Mexican food is the best! And you are going to LOVE these cheesy chicken enchiladas. They are healthy, delicious, and super easy to make! Even your picky eaters in the house will enjoy this awesome recipe. The best part? You can make this dinner ahead, and refrigerate up to 24 hours before cooking {Just make sure the enchiladas are heated through before serving. You may have to leave them in the oven a bit longer!} Enjoy!
Ingredients:
- 2 cups chicken, cooked and shredded
- 8 oz reduced fat cream cheese, softened
- 1/2 cup plain greek yogurt
- 28 oz enchilada sauce, divided
- 1/2 can refried beans
- 2 cups shredded cheese, of choice
- 1 cup frozen corn kernels, thawed
- 1 can black olives, sliced
- 1/2 teaspoon chili powder
- 1 package whole wheat tortilla shells
To Make:
- Preheat oven to 325 degrees F. Spray a 9 x 13 baking dish with cooking spray.
- In a large bowl, mix together the cream cheese, greek yogurt, and 1/2 enchilada sauce. Stir in 1/2 cup refried beans, and 1 cup of shredded cheese.
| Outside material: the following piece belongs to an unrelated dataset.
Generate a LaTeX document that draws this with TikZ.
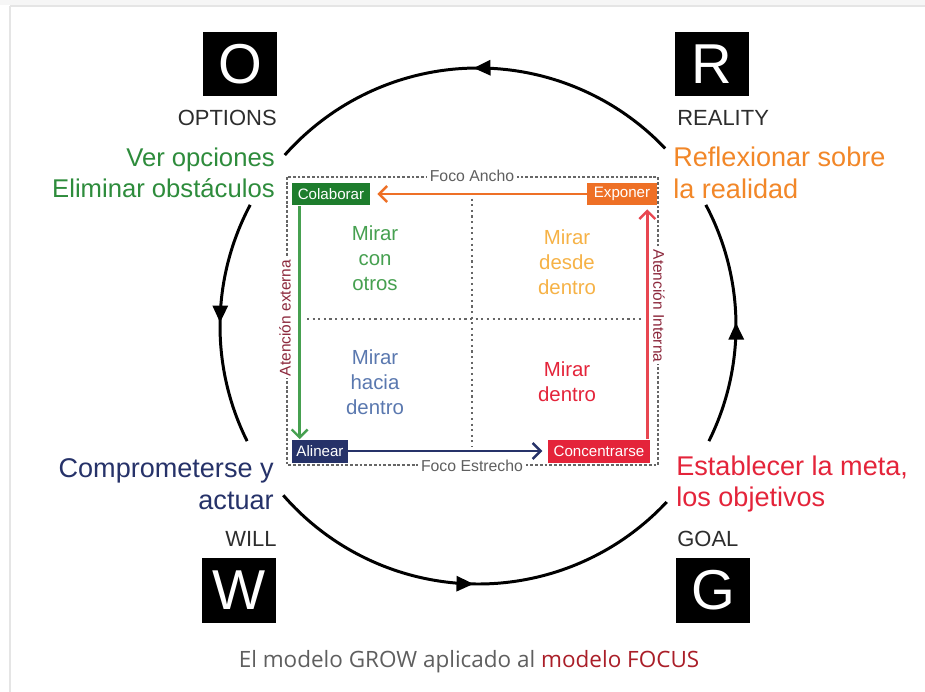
\documentclass[tikz,border=0pt]{standalone}
\usepackage{fontspec}
\setmainfont{Liberation Sans}
\newfontfamily\captionfont{Open Sans}
\usetikzlibrary{arrows.meta,decorations.markings,positioning}

\definecolor{growgreen}{RGB}{46,140,60}
\definecolor{boxgreen}{RGB}{30,125,45}
\definecolor{groworange}{RGB}{242,135,40}
\definecolor{boxorange}{RGB}{238,112,38}
\definecolor{grownavy}{RGB}{38,50,105}
\definecolor{growred}{RGB}{228,36,58}
\definecolor{arrowred}{RGB}{232,70,80}
\definecolor{softgreen}{RGB}{70,160,80}
\definecolor{softorange}{RGB}{246,178,70}
\definecolor{softblue}{RGB}{90,120,175}
\definecolor{sidered}{RGB}{140,40,60}
\definecolor{stagegray}{RGB}{45,45,45}
\definecolor{capgray}{RGB}{95,95,95}
\definecolor{capred}{RGB}{170,30,40}

\tikzset{
  letterbox/.style={fill=black, text=white, minimum width=1.48cm, minimum height=1.3cm,
    inner sep=0pt, font=\fontsize{32}{32}\selectfont},
  stage/.style={text=stagegray, inner sep=0pt, font=\fontsize{12.5}{14}\selectfont},
  goal/.style={inner sep=0pt, font=\fontsize{15.4}{18}\selectfont},
  cycle arc/.style={line width=1.7pt, postaction={decorate},
    decoration={markings, mark=at position 0.5 with {\arrow{Triangle[length=0.34cm,width=0.3cm]}}}},
  stepbox/.style={text=white, inner sep=0pt, minimum height=0.46cm, font=\fontsize{8.6}{9}\selectfont},
  focus/.style={line width=1.4pt, -{Straight Barb[length=1.6mm,width=3.2mm]}},
  quad/.style={align=center, inner sep=0pt, font=\fontsize{11.6}{14.2}\selectfont},
  edge label/.style={fill=white, text=capgray, inner sep=1.5pt, font=\fontsize{9}{10}\selectfont},
  side/.style={fill=white, text=sidered, inner sep=1pt, font=\fontsize{8.8}{10}\selectfont}
}

\begin{document}
\begin{tikzpicture}[x=0.02cm, y=-0.02cm]
\useasboundingbox (0,0) rectangle (925,692);
\fill[white] (0,0) rectangle (925,692);
\fill[gray!7] (0,0) rectangle (925,5);
\draw[gray!20, line width=1pt] (10,6) -- (925,6);
\draw[gray!20, line width=1pt] (10,6) -- (10,692);

% GROW cycle
\draw[cycle arc] (478,326) ++(-43.5:258) arc[start angle=-43.5, end angle=-138.5, radius=258];
\draw[cycle arc] (478,326) ++(-152:258) arc[start angle=-152, end angle=-206.5, radius=258];
\draw[cycle arc] (478,326) ++(-221:258) arc[start angle=-221, end angle=-317, radius=258];
\draw[cycle arc] (478,326) ++(26.5:258) arc[start angle=26.5, end angle=-28, radius=258];

\node[letterbox] (O) at (240,64) {O};
\node[letterbox] (R) at (712,64) {R};
\node[letterbox] (W) at (239,590) {W};
\node[letterbox] (G) at (713,590) {G};

\node[stage, anchor=base east] (options) at (277,126) {OPTIONS};
\node[stage, anchor=base west] (reality) at (677,126) {REALITY};
\node[stage, anchor=base east] (will) at (277,546) {WILL};
\node[stage, anchor=base west] (goalname) at (677,546) {GOAL};

\node[goal, text=growgreen, align=right, anchor=east, font=\fontsize{14.6}{17.6}\selectfont] (ver) at (275,173) {Ver opciones\\Eliminar obstáculos};
\node[goal, text=groworange, align=left, anchor=west] (reflex) at (673,173) {Reflexionar sobre\\la realidad};
\node[goal, text=grownavy, align=right, anchor=east] (comp) at (274,484) {Comprometerse y\\actuar};
\node[goal, text=growred, align=left, anchor=west] (estab) at (676,484) {Establecer la meta,\\los objetivos};

% FOCUS square
\draw[gray!80!black, line width=1.1pt, dash pattern=on 1.6pt off 1.1pt] (287,177) rectangle (658,465);
\draw[gray!80!black, line width=1.2pt, dotted] (472,193) -- (472,447);
\draw[gray!80!black, line width=1.2pt, dotted] (307,319) -- (642,319);
\node[edge label] (ancho) at (472,176) {Foco Ancho};
\node[edge label] (estrecho) at (472,466) {Foco Estrecho};
\node[side, rotate=90] (externa) at (285,318) {Atención externa};
\node[side, rotate=-90] (interna) at (659,306) {Atención Interna};

\node[quad, text=softgreen] (otros) at (375,258) {Mirar\\con\\otros};
\node[quad, text=softorange] (desde) at (567,262) {Mirar\\desde\\dentro};
\node[quad, text=softblue] (hacia) at (375,382) {Mirar\\hacia\\dentro};
\node[quad, text=growred] (dentro) at (567,382) {Mirar\\dentro};

\node[stepbox, fill=boxgreen, minimum width=1.56cm] (colaborar) at (331,194) {Colaborar};
\node[stepbox, fill=boxorange, minimum width=1.4cm] (exponer) at (622,194) {Exponer};
\node[stepbox, fill=grownavy, minimum width=1.12cm] (alinear) at (320,451) {Alinear};
\node[stepbox, fill=growred, minimum width=2.04cm] (concentrarse) at (599,451) {Concentrarse};

\draw[focus, boxorange, shorten >=4pt] (exponer) -- (colaborar);
\draw[focus, softgreen] ([xshift=0.16cm]colaborar.south west) -- ([xshift=0.16cm]colaborar.south west |- alinear.north) ;
\draw[focus, grownavy, shorten >=3pt] (alinear) -- (concentrarse);
\draw[focus, arrowred, shorten >=2pt] ([xshift=-0.06cm]concentrarse.north east) -- ([xshift=-0.06cm]concentrarse.north east |- exponer.south);

\node[anchor=center, inner sep=0pt] (caption) at (469,662)
  {\captionfont\fontsize{12.8}{15}\selectfont\color{capgray}El modelo GROW aplicado al \textcolor{capred}{modelo FOCUS}};
\end{tikzpicture}
\end{document}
- In a separate bowl, mix together the shredded chicken, corn, black olives and chili powder. Add the chicken mixture to the cheese mixture and combine well.
- Pour half of the remaining enchilada sauce on the bottom of the baking dish. Spoon the filling into each tortilla, roll, and place into the baking dish seam down.
- Pour the remaining enchilada sauce over the top of the filled tortillas, and sprinkle with the remaining shredded cheese. Sprinkle with black olives, and bake in oven for 20 minutes. Serve warm.